Given data:
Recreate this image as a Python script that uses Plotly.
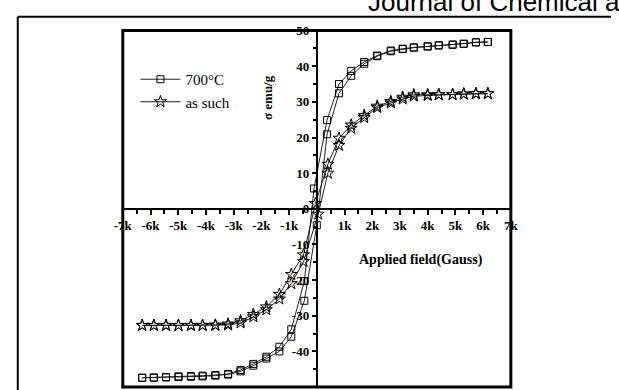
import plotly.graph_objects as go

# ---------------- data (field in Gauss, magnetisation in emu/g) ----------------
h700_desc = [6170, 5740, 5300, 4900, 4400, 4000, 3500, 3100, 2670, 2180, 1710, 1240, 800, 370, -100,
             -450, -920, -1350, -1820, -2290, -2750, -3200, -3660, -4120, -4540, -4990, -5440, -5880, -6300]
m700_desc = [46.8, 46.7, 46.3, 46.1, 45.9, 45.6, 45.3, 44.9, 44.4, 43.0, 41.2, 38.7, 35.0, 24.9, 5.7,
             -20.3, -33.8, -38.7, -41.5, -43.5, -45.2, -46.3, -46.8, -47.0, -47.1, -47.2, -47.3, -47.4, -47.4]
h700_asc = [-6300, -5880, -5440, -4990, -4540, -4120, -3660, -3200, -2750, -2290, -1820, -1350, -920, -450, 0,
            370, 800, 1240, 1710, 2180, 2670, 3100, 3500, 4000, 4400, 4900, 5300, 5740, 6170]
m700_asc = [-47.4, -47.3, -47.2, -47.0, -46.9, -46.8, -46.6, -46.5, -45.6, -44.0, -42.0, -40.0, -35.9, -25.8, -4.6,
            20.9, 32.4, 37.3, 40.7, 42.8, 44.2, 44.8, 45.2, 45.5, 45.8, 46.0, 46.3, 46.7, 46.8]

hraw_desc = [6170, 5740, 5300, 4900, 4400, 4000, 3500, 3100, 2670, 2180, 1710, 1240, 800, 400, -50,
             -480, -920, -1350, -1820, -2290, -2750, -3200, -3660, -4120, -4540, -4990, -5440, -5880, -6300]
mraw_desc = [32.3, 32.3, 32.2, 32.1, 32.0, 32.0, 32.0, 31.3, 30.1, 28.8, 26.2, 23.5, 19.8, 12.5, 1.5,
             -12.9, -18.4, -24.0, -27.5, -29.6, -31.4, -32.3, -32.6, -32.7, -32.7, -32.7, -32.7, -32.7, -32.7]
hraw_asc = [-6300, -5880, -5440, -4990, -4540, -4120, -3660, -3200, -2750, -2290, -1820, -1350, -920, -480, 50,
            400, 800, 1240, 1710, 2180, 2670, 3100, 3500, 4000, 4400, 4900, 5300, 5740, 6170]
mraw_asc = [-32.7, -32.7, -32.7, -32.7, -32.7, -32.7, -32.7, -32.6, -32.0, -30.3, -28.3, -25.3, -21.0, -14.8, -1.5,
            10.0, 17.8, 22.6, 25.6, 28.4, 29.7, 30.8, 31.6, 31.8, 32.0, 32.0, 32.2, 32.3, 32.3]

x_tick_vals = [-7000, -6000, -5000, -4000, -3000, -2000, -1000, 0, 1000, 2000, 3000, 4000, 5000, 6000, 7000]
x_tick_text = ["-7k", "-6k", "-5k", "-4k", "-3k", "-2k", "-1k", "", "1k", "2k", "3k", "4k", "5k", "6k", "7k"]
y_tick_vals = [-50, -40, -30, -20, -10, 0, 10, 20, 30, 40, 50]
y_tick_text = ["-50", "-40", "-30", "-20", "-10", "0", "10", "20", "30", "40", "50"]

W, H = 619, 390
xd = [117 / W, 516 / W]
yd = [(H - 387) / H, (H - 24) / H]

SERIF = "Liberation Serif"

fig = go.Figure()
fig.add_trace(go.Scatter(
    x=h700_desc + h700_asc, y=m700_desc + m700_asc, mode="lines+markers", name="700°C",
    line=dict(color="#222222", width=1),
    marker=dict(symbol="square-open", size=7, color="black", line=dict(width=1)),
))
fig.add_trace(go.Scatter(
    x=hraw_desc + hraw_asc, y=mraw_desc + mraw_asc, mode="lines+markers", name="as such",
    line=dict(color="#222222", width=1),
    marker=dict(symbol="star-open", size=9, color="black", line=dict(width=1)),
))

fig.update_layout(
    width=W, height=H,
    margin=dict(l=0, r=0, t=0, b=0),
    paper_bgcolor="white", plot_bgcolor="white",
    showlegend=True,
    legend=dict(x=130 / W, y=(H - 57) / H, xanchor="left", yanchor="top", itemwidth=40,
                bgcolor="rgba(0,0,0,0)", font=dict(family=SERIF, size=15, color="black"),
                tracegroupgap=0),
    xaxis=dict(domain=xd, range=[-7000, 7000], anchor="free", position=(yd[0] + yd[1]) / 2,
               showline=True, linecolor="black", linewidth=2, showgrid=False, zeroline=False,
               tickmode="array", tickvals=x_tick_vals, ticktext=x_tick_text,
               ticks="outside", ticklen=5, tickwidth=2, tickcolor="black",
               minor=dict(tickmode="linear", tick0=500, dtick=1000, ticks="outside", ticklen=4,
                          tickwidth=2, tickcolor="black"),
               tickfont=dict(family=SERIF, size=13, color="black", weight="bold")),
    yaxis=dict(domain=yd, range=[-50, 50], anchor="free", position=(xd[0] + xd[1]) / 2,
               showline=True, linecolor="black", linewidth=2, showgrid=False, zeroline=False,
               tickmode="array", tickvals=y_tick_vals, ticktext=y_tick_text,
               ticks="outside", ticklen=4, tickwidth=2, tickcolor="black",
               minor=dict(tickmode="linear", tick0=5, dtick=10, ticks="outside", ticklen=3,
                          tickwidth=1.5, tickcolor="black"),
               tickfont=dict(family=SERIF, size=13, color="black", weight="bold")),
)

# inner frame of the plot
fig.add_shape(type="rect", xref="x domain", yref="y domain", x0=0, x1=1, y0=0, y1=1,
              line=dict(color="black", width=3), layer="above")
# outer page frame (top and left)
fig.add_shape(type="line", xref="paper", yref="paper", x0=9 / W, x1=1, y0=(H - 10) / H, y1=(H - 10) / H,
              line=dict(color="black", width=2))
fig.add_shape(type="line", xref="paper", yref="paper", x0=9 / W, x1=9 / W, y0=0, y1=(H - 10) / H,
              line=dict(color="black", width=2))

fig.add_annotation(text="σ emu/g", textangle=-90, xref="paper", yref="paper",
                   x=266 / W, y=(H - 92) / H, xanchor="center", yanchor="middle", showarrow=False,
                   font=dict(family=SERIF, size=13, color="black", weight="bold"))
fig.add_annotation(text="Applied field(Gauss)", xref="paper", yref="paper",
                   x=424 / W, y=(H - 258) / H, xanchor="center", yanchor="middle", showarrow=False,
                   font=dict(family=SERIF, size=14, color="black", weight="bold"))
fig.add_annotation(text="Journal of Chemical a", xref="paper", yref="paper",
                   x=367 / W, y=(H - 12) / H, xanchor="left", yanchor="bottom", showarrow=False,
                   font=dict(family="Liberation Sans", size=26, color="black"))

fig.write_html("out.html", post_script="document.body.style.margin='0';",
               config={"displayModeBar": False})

What the exercise asks: Return, unchanged, the lines from the first line of the material through the line that holds "46.3, 46.7, 46.8]", inclusive, omitting pictures.

Output for this task:
Recreate this image as a Python script that uses Plotly.
import plotly.graph_objects as go

# ---------------- data (field in Gauss, magnetisation in emu/g) ----------------
h700_desc = [6170, 5740, 5300, 4900, 4400, 4000, 3500, 3100, 2670, 2180, 1710, 1240, 800, 370, -100,
             -450, -920, -1350, -1820, -2290, -2750, -3200, -3660, -4120, -4540, -4990, -5440, -5880, -6300]
m700_desc = [46.8, 46.7, 46.3, 46.1, 45.9, 45.6, 45.3, 44.9, 44.4, 43.0, 41.2, 38.7, 35.0, 24.9, 5.7,
             -20.3, -33.8, -38.7, -41.5, -43.5, -45.2, -46.3, -46.8, -47.0, -47.1, -47.2, -47.3, -47.4, -47.4]
h700_asc = [-6300, -5880, -5440, -4990, -4540, -4120, -3660, -3200, -2750, -2290, -1820, -1350, -920, -450, 0,
            370, 800, 1240, 1710, 2180, 2670, 3100, 3500, 4000, 4400, 4900, 5300, 5740, 6170]
m700_asc = [-47.4, -47.3, -47.2, -47.0, -46.9, -46.8, -46.6, -46.5, -45.6, -44.0, -42.0, -40.0, -35.9, -25.8, -4.6,
            20.9, 32.4, 37.3, 40.7, 42.8, 44.2, 44.8, 45.2, 45.5, 45.8, 46.0, 46.3, 46.7, 46.8]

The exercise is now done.